→ **STORED DATA**
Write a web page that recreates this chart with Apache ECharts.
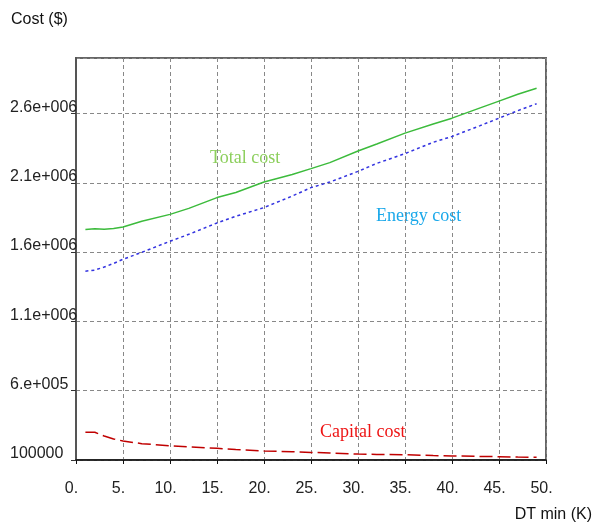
<!DOCTYPE html>
<html>
<head>
<meta charset="utf-8">
<script src="https://cdn.jsdelivr.net/npm/echarts@6/dist/echarts.min.js"></script>
<style>
  html, body { margin: 0; padding: 0; background: #fff; }
  #main { width: 595px; height: 523px; }
</style>
</head>
<body>
<div id="main"></div>
<script>
// DT min (K)
var dtMin = [1, 2, 3, 4, 5, 7, 10, 12, 15, 17, 20, 23, 25, 27, 30, 32, 35, 38, 40, 43, 45, 47, 49];
// costs ($)
var totalCost = [1762000, 1768000, 1764000, 1770000, 1781000, 1822000, 1872000, 1915000, 1993000, 2030000, 2105000, 2160000,
                 2202000, 2245000, 2329000, 2380000, 2458000, 2524000, 2566000, 2640000, 2689000, 2738000, 2782000];
var energyCost = [1462000, 1470000, 1492000, 1518000, 1548000, 1598000, 1678000, 1728000, 1810000, 1858000, 1921000, 2004000,
                  2065000, 2105000, 2182000, 2240000, 2310000, 2392000, 2434000, 2512000, 2566000, 2620000, 2670000];
var capitalCost = [300000, 300000, 273000, 252000, 237000, 218000, 203000, 195000, 184000, 176000, 165000, 160000,
                   155000, 150000, 143000, 140000, 138000, 132000, 129000, 126000, 124000, 121000, 119000];

var yTickVals = [100000, 600000, 1100000, 1600000, 2100000, 2600000];
var yTickLabels = ['100000', '6.e+005', '1.1e+006', '1.6e+006', '2.1e+006', '2.6e+006'];

function pairs(xs, ys) {
    return xs.map(function (x, i) { return [x, ys[i]]; });
}

var chart = echarts.init(document.getElementById('main'));
var sans = 'Liberation Sans, Arial, sans-serif';
var serif = 'Liberation Serif, Times New Roman, serif';

var option = {
    animation: false,
    backgroundColor: '#fff',
    grid: {
        left: 76, right: 49, top: 58, bottom: 63,
        show: true,
        borderColor: '#666',
        borderWidth: 2
    },
    xAxis: {
        type: 'value',
        min: 0, max: 50, interval: 5,
        axisLine: { lineStyle: { color: '#111', width: 1.5 } },
        axisTick: { show: true, length: 4, lineStyle: { color: '#111' } },
        axisLabel: {
            margin: 21,
            fontSize: 16,
            fontFamily: sans,
            color: '#222',
            padding: [0, 9, 0, 0],
            formatter: function (v) { return v + '.'; }
        },
        splitLine: { show: true, lineStyle: { color: '#888', type: [4, 3], width: 1 } }
    },
    yAxis: {
        type: 'value',
        min: 100000, max: 3000000, interval: 500000,
        axisLine: { show: true, lineStyle: { color: '#555', width: 2 } },
        axisTick: { show: true, length: 5, lineStyle: { color: '#333' } },
        axisLabel: {
            margin: 66,
            align: 'left',
            verticalAlign: 'bottom',
            lineHeight: 12,
            fontSize: 16,
            fontFamily: sans,
            color: '#222',
            showMaxLabel: false,
            formatter: function (v) {
                var i = yTickVals.indexOf(v);
                return i >= 0 ? yTickLabels[i] : '';
            }
        },
        splitLine: { show: true, lineStyle: { color: '#888', type: [4, 3], width: 1 } }
    },
    series: [
        {
            name: 'Total cost',
            type: 'line',
            showSymbol: false,
            data: pairs(dtMin, totalCost),
            lineStyle: { color: '#3cbb3c', width: 1.5 }
        },
        {
            name: 'Energy cost',
            type: 'line',
            showSymbol: false,
            data: pairs(dtMin, energyCost),
            lineStyle: { color: '#3333e0', width: 1.5, type: [3, 3] }
        },
        {
            name: 'Capital cost',
            type: 'line',
            showSymbol: false,
            data: pairs(dtMin, capitalCost),
            lineStyle: { color: '#c00000', width: 1.5, type: [13, 5] }
        }
    ],
    graphic: [
        { type: 'text', x: 11, y: 20, style: { text: 'Cost ($)', font: '16px ' + sans, fill: '#111', align: 'left', verticalAlign: 'middle' } },
        { type: 'text', x: 592, y: 515, style: { text: 'DT min (K)', font: '16px ' + sans, fill: '#111', align: 'right', verticalAlign: 'middle' } },
        { type: 'text', x: 210, y: 158, style: { text: 'Total cost', font: '18px ' + serif, fill: '#8ccf5c', align: 'left', verticalAlign: 'middle' } },
        { type: 'text', x: 376, y: 216, style: { text: 'Energy cost', font: '18px ' + serif, fill: '#1aa8ea', align: 'left', verticalAlign: 'middle' } },
        { type: 'text', x: 320, y: 432, style: { text: 'Capital cost', font: '18px ' + serif, fill: '#ee1515', align: 'left', verticalAlign: 'middle' } }
    ]
};

chart.setOption(option);
</script>
</body>
</html>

→ **WHAT IS ASKED**
Go from the first line of the data above to the line containing "var serif = 'Liberation" and retype exactly those lines, both included, but none of the pictures.

→ **EXERCISE RESPONSE**
Write a web page that recreates this chart with Apache ECharts.
<!DOCTYPE html>
<html>
<head>
<meta charset="utf-8">
<script src="https://cdn.jsdelivr.net/npm/echarts@6/dist/echarts.min.js"></script>
<style>
  html, body { margin: 0; padding: 0; background: #fff; }
  #main { width: 595px; height: 523px; }
</style>
</head>
<body>
<div id="main"></div>
<script>
// DT min (K)
var dtMin = [1, 2, 3, 4, 5, 7, 10, 12, 15, 17, 20, 23, 25, 27, 30, 32, 35, 38, 40, 43, 45, 47, 49];
// costs ($)
var totalCost = [1762000, 1768000, 1764000, 1770000, 1781000, 1822000, 1872000, 1915000, 1993000, 2030000, 2105000, 2160000,
                 2202000, 2245000, 2329000, 2380000, 2458000, 2524000, 2566000, 2640000, 2689000, 2738000, 2782000];
var energyCost = [1462000, 1470000, 1492000, 1518000, 1548000, 1598000, 1678000, 1728000, 1810000, 1858000, 1921000, 2004000,
                  2065000, 2105000, 2182000, 2240000, 2310000, 2392000, 2434000, 2512000, 2566000, 2620000, 2670000];
var capitalCost = [300000, 300000, 273000, 252000, 237000, 218000, 203000, 195000, 184000, 176000, 165000, 160000,
                   155000, 150000, 143000, 140000, 138000, 132000, 129000, 126000, 124000, 121000, 119000];

var yTickVals = [100000, 600000, 1100000, 1600000, 2100000, 2600000];
var yTickLabels = ['100000', '6.e+005', '1.1e+006', '1.6e+006', '2.1e+006', '2.6e+006'];

function pairs(xs, ys) {
    return xs.map(function (x, i) { return [x, ys[i]]; });
}

var chart = echarts.init(document.getElementById('main'));
var sans = 'Liberation Sans, Arial, sans-serif';
var serif = 'Liberation Serif, Times New Roman, serif';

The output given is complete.